Insights // Talking Shop

What goes into an award-winning website?

Last updated August 29, 2016

It's a trick question.

What goes into an award-winning website is the same thing that goes into any website.

While other designers strive to win as many awards as possible, the only award we want to win our client's satisfaction. If our clients want to enter the websites we've built for them into an award show, that's great, but we don't actively go out of our way to enter.

Do awards have value?

Awards are great. It's always nice to be recognized amongst your "peers".

But it's also important to remember what that recognition actually means. And more importantly, who's actually giving out the award.

Just pay to win

Oftentimes, depending on the company or organization "giving" the award, the categories are setup to be obscure enough or there's little competition within your market. This means you'll win by default.

In other words, there's a good chance you'll win just by paying the entrant fee. That's not an award, it's a rouse.

The best awards require no up-front payment to enter and are unbiased. Unfortunately, those awards are few and far between as many award websites are in it solely to make money—just like everyone else.

How do you judge a website?

A website isn't a piece of artwork to be judged like a beauty pageant or the Westminster Dog Show.

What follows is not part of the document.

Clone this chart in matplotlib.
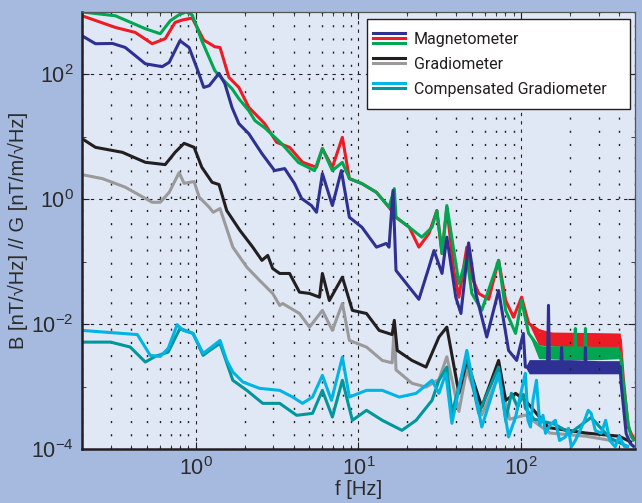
import matplotlib
matplotlib.use('Agg')
import matplotlib.pyplot as plt
from matplotlib.lines import Line2D
from matplotlib.legend_handler import HandlerBase
from matplotlib.ticker import LogLocator, NullFormatter

# magnetometer (three channels)
f_red = [0.20, 0.321, 0.425, 0.54, 0.649, 0.747, 0.824, 0.95, 1.02, 1.12, 1.31, 1.41, 1.60, 1.84,
         2.12, 2.65, 3.14, 3.77, 4.53, 5.52, 6.0, 6.91, 7.96, 8.79, 10.5, 12.9, 15.4, 17.0, 20.5,
         23.5, 27.1, 30.3, 32.6, 34.9, 38.5, 41.4, 46.3, 49.7, 54.8, 63.1, 72.6, 80.2, 89.7, 100.5,
         111, 128, 200, 300, 406, 423, 454, 473, 490]
v_red = [870, 565, 470, 310, 373, 680, 742, 800, 565, 355, 277, 270, 89.5, 61.9,
         29.6, 16.3, 8.17, 6.79, 3.91, 3.25, 6.48, 3.25, 9.82, 2.14, 1.78, 1.29, 0.745, 0.515, 0.356,
         0.171, 0.283, 0.659, 0.135, 0.745, 0.0723, 0.027, 0.171, 0.0565, 0.031, 0.025, 0.105, 0.0239, 0.0129, 0.027,
         0.0103, 0.0079, 0.0057, 0.0057, 0.0057, 0.00142, 0.000225, 0.000178, 0.00015]
f_red_band = [111, 128, 200, 300, 406, 415]
lo_red_band = [0.0103, 0.0046, 0.0043, 0.0043, 0.0044, 0.0029]
hi_red_band = [0.0103, 0.0075, 0.0074, 0.0073, 0.0072, 0.0031]

f_green = [0.20, 0.321, 0.49, 0.605, 0.697, 0.79, 0.87, 0.95, 1.02, 1.09, 1.31, 1.45, 1.67, 1.84,
           2.12, 2.31, 2.65, 3.37, 4.28, 5.37, 6.0, 6.91, 7.96, 8.79, 10.5, 12.9, 15.4, 16.6, 17.0,
           20.5, 24.5, 28.3, 30.3, 32.6, 34.9, 41.4, 46.3, 49.7, 57.2, 72.6, 80.2, 92.3, 100.5, 111,
           128, 160, 213, 215, 217, 246, 248, 250, 406, 423, 454, 473, 490]
v_green = [1000, 869, 539, 448, 723, 902, 1000, 902, 559, 346, 115, 85.3, 59, 40.8,
           26.2, 18.2, 14.0, 7.79, 3.87, 2.88, 6.48, 2.88, 3.9, 2.14, 1.78, 1.29, 0.745, 1.48, 0.515,
           0.356, 0.247, 0.356, 0.659, 0.135, 0.793, 0.0448, 0.118, 0.031, 0.0166, 0.105, 0.0166, 0.0071, 0.0239, 0.0071,
           0.0043, 0.0035, 0.0035, 0.0085, 0.0035, 0.0035, 0.0085, 0.0035, 0.0035, 0.0012, 0.00025, 0.00016, 0.00014]
f_green_band = [111, 128, 200, 300, 406, 415]
lo_green_band = [0.0071, 0.0028, 0.0027, 0.0027, 0.0028, 0.0019]
hi_green_band = [0.0071, 0.0045, 0.0045, 0.0044, 0.0044, 0.0021]

f_blue = [0.20, 0.242, 0.308, 0.369, 0.49, 0.622, 0.687, 0.80, 0.91, 1.02, 1.12, 1.21, 1.39, 1.51,
          1.67, 1.84, 2.12, 2.55, 3.05, 3.52, 4.05, 4.47, 5.14, 5.52, 6.0, 6.91, 7.85, 8.79, 10.5,
          12.9, 14.8, 15.4, 16.3, 17.0, 20.5, 23.5, 27.1, 29.1, 32.6, 34.9, 39.6, 42.6, 47.5, 52.6,
          61.4, 72.6, 83.6, 93.7, 103, 106, 145, 147, 149, 175, 177, 179, 246, 248, 250, 405, 411,
          441, 467, 490]
v_blue = [416, 310, 313, 270, 148, 133, 156, 346, 270, 123, 61.9, 65.9, 104, 71,
          29.6, 16.3, 11.2, 5.39, 2.88, 3.10, 1.78, 1.03, 0.793, 0.619, 2.58, 0.793, 2.88, 0.515, 0.356,
          0.171, 0.196, 0.171, 1.38, 0.0723, 0.0391, 0.025, 0.0817, 0.151, 0.0648, 0.247, 0.027, 0.0148, 0.2, 0.031,
          0.0062, 0.0346, 0.00379, 0.00262, 0.0071, 0.00205, 0.0021, 0.02, 0.0021, 0.0021, 0.0042, 0.0021, 0.0021, 0.0042,
          0.0021, 0.0021, 0.0011, 0.000178, 0.000123, 0.00011]
f_blue_band = [106, 112, 200, 300, 405, 411]
lo_blue_band = [0.00205, 0.0016, 0.0016, 0.0016, 0.0016, 0.0011]
hi_blue_band = [0.00205, 0.0027, 0.0027, 0.0026, 0.0026, 0.0011]

# gradiometer (two channels)
f_black = [0.20, 0.242, 0.354, 0.49, 0.649, 0.747, 0.848, 0.977, 1.09, 1.26, 1.39, 1.55, 1.87, 2.24,
           2.55, 2.77, 2.97, 3.28, 3.77, 4.34, 5.0, 5.76, 6.0, 6.62, 7.96, 9.17, 11.2, 13.4, 16.1,
           16.6, 17.3, 21.3, 26.0, 31.2, 34.9, 41.4, 46.3, 57.2, 72.6, 80.2, 92.3, 106, 147, 250, 400, 470]
v_black = [9.36, 6.79, 5.65, 3.91, 3.59, 5.65, 7.87, 6.79, 3.25, 1.87, 1.72, 0.659, 0.316, 0.171,
           0.105, 0.126, 0.0778, 0.0648, 0.0648, 0.0325, 0.031, 0.027, 0.0648, 0.0239, 0.0565, 0.0166, 0.0148, 0.00793, 0.0068,
           0.0115, 0.00379, 0.00262, 0.00205, 0.0062, 0.00895, 0.000778, 0.00262, 0.00047, 0.00262, 0.000601, 0.000778, 0.0006,
           0.00022, 0.00018, 0.00016, 0.00013]

f_gray = [0.20, 0.267, 0.369, 0.54, 0.605, 0.687, 0.79, 0.848, 0.977, 1.05, 1.21, 1.28, 1.41, 1.69,
          2.06, 2.47, 2.97, 3.28, 3.42, 4.34, 5.0, 6.0, 6.91, 7.96, 8.79, 11.2, 14.0, 16.1, 16.6,
          17.0, 21.3, 26.0, 31.2, 34.9, 41.4, 46.3, 57.2, 72.6, 85, 106, 150, 250, 400]
v_gray = [2.48, 2.14, 1.56, 0.895, 0.895, 1.29, 2.67, 1.80, 1.92, 1.08, 0.745, 0.619, 0.71, 0.171,
          0.0817, 0.050, 0.031, 0.0199, 0.0214, 0.0148, 0.00895, 0.0166, 0.00793, 0.0214, 0.00548, 0.00429, 0.00262, 0.0024, 0.0103,
          0.00185, 0.00113, 0.00098, 0.0013, 0.003, 0.0004, 0.0019, 0.00035, 0.0015, 0.0003, 0.00035, 0.00018, 0.00016, 0.00013]

# compensated gradiometer (two channels)
f_teal = [0.20, 0.30, 0.396, 0.49, 0.564, 0.677, 0.80, 0.962, 1.11, 1.22, 1.41, 1.69, 2.06, 2.58,
          3.28, 4.17, 5.22, 6.0, 6.91, 7.96, 9.17, 11.2, 14.0, 18.5, 22.6, 28.3, 31.2, 34.9, 37.5,
          46.3, 54.8, 72.6, 80.2, 87, 95, 103, 106, 120, 160, 200, 269, 350, 450]
v_teal = [0.00515, 0.00515, 0.00429, 0.00247, 0.00304, 0.00356, 0.00853, 0.0071, 0.00316, 0.0038, 0.00491, 0.00126, 0.000869, 0.000538,
          0.000538, 0.000346, 0.000372, 0.000869, 0.000325, 0.00126, 0.000288, 0.000416, 0.000288, 0.000199, 0.000288, 0.000601, 0.00126, 0.00205, 0.000372,
          0.00296, 0.000372, 0.00205, 0.000288, 0.00078, 0.00047, 0.00075, 0.00045, 0.0003, 0.00025, 0.00018, 0.00032, 0.00015, 0.00011]

f_cyan = [0.20, 0.438, 0.525, 0.605, 0.677, 0.769, 0.836, 0.962, 1.11, 1.22, 1.41, 1.55, 1.69, 1.95,
          2.47, 3.28, 3.94, 4.53, 5.22, 6.0, 6.82, 7.96, 8.79, 11.2, 14.0, 17.8, 22.6, 28.3, 31.2,
          34.4, 37.5, 46.3, 57.2, 72.6, 83.6, 92.3, 106, 110, 114, 118, 124, 130, 136, 141, 150,
          162, 172, 187, 195, 203, 215, 230, 245, 258, 269, 285, 310, 330, 350, 378, 400, 430, 450]
v_cyan = [0.00793, 0.0068, 0.00316, 0.00304, 0.00408, 0.0098, 0.00793, 0.0071, 0.0034, 0.00408, 0.00548, 0.00262, 0.00171, 0.00118,
          0.000936, 0.000869, 0.000679, 0.000538, 0.000679, 0.00151, 0.000601, 0.00296, 0.000679, 0.000869, 0.000869, 0.000679, 0.000778, 0.00126, 0.000778,
          0.00163, 0.000258, 0.00379, 0.000225, 0.00163, 0.000156, 0.000325, 0.00163, 0.000288, 0.000225, 0.000601, 0.00126, 0.00024, 0.000346, 0.000178, 0.00024,
          0.000288, 0.000137, 0.000156, 0.000214, 0.000108, 0.000137, 0.000199, 0.000288, 0.000416, 0.000372, 0.000199, 0.000178, 0.000288, 0.000137, 0.000108, 0.00016, 0.00011, 0.00011]

labels = ['Magnetometer', 'Gradiometer', 'Compensated Gradiometer']

c_blue, c_red, c_green = '#2e3192', '#ed1c24', '#00a651'
c_black, c_gray = '#231f20', '#9a9a9c'
c_cyan, c_teal = '#00b4e4', '#00979c'

plt.rcParams['font.family'] = ['Liberation Sans', 'DejaVu Sans']
plt.rcParams['mathtext.default'] = 'regular'


class StackedLines(HandlerBase):
    # draws the channels of one sensor as stacked short lines
    def create_artists(self, legend, orig_handle, xdescent, ydescent,
                       width, height, fontsize, trans):
        step = 3.8
        yc = height / 2 - ydescent
        arts = []
        for i, h in enumerate(orig_handle):
            y = yc + step * (1 - i)
            arts.append(Line2D([-xdescent - 5, width - xdescent], [y, y],
                               color=h.get_color(), lw=2.2, transform=trans))
        return arts


fig = plt.figure(figsize=(6.42, 5.03), dpi=100, facecolor='#a6b9df')
ax = fig.add_axes([0.1277, 0.1074, 0.8614, 0.8688])
ax.set_facecolor('#e1e8f5')

lw = 2.2
l_gray, = ax.plot(f_gray, v_gray, color=c_gray, lw=lw)
l_black, = ax.plot(f_black, v_black, color=c_black, lw=lw)
l_teal, = ax.plot(f_teal, v_teal, color=c_teal, lw=lw)
l_cyan, = ax.plot(f_cyan, v_cyan, color=c_cyan, lw=lw)
ax.fill_between(f_red_band, lo_red_band, hi_red_band, color=c_red, lw=0)
l_red, = ax.plot(f_red, v_red, color=c_red, lw=lw)
ax.fill_between(f_green_band, lo_green_band, hi_green_band, color=c_green, lw=0)
l_green, = ax.plot(f_green, v_green, color=c_green, lw=lw)
ax.fill_between(f_blue_band, lo_blue_band, hi_blue_band, color=c_blue, lw=0)
l_blue, = ax.plot(f_blue, v_blue, color=c_blue, lw=lw)

ax.set_xscale('log')
ax.set_yscale('log')
ax.set_xlim(0.2, 500)
ax.set_ylim(1e-4, 1e3)

ax.set_yticks([1e-4, 1e-2, 1e0, 1e2])
ax.set_yticks([1e-3, 1e-1, 1e1], minor=True)
ax.yaxis.set_minor_formatter(NullFormatter())
ax.xaxis.set_minor_locator(LogLocator(base=10, subs=range(2, 10), numticks=20))
ax.xaxis.set_minor_formatter(NullFormatter())

ax.grid(True, which='major', color='#231f20', lw=0.8, ls=(0, (3, 4.5)))
ax.grid(True, which='minor', axis='x', color='#231f20', lw=1.0, ls=(0, (1.5, 8)))

ax.tick_params(which='both', direction='in', top=True, right=True, colors='#231f20',
               labelcolor='#2b2b2b', labelsize=15.5)
ax.tick_params(which='major', length=5, width=0.8, pad=6)
ax.tick_params(which='minor', length=3, width=0.6)

for s in ['left', 'bottom']:
    ax.spines[s].set_linewidth(1.8)
    ax.spines[s].set_color('#231f20')
for s in ['top', 'right']:
    ax.spines[s].set_linewidth(0.9)
    ax.spines[s].set_color('#555555')

ax.set_xlabel('f [Hz]', fontsize=14.5, color='#2b2b2b', labelpad=0)
ax.set_ylabel('B [nT/\u221aHz] // G [nT/m/\u221aHz]', fontsize=14.5, color='#2b2b2b', labelpad=2)

handles = [(l_blue, l_red, l_green), (l_black, l_gray), (l_cyan, l_teal)]
leg = ax.legend(handles, labels, handler_map={tuple: StackedLines()},
                loc='upper left', bbox_to_anchor=(0.5154, 0.5, 0.4756, 0.484), mode='expand',
                borderaxespad=0, fancybox=False, framealpha=1, edgecolor='#231f20',
                prop={'family': 'Roboto', 'size': 11.5}, handlelength=1.56,
                labelspacing=0.62, borderpad=0.8, handletextpad=0.56)
leg.get_frame().set_linewidth(1.0)
for t in leg.get_texts():
    t.set_color('#231f20')

fig.savefig('out.png', dpi=100, facecolor=fig.get_facecolor())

From the hundreds, maybe even thousands of entries received, award shows rarely ask questions such as:

  • Did the website meet its design goals?
  • Did the design resonate with the target audience?
  • Can the website even be considered a success?
  • What criteria are they using? How can the judges even reliably rank a website?
  • If a flashy website gets zero visits but wins an award, is it really justified?
  • Or the contrary: if website got lots of press for how "forward-thinking" the design was, but it yet it didn't sell a single product—which was the goal of the website—can you consider that website a success?

Awards are usually great for the agency who built the site and undoubtedly leads to more work. But what about the client left holding the bag of underperforming code and images?

Oftentimes, awards perpetuate the stereotype that a good website is aesthetics only. This is wrong on many different levels.

What about the back end?

When we build a website for our clients, we're not just building them one website—we're actually building them 2 websites.

That second website we're referring to is setting up the software behind the scenes to help our clients manage their content: the CMS.

How your website is setup on back end (or back office) can make a huge difference in how you publish content. Ask 2 users who use the same content management system and their levels of experience will vary greatly.

What award did you win?

We've even seen some designers use the term "award-winning" as an adjective to describe their services but no award was actually "won". In other words, it's a cliché that doesn't mean anything.

Speak softly & carry a big stick

We don't create websites to win awards; we create websites to help bring our clients success. That can mean any number of approaches, both what the general public sees as well as how the client interacts with the software.

Oftentimes a great-looking website is just part of the recipe. Just like in cooking, a little bit of chili powder and some additional spices might give a dish just the little extra zip needed.

Yet, just by including those spices doesn't mean the rest of the food is well prepared.

The same is true of a website... award-winning or not.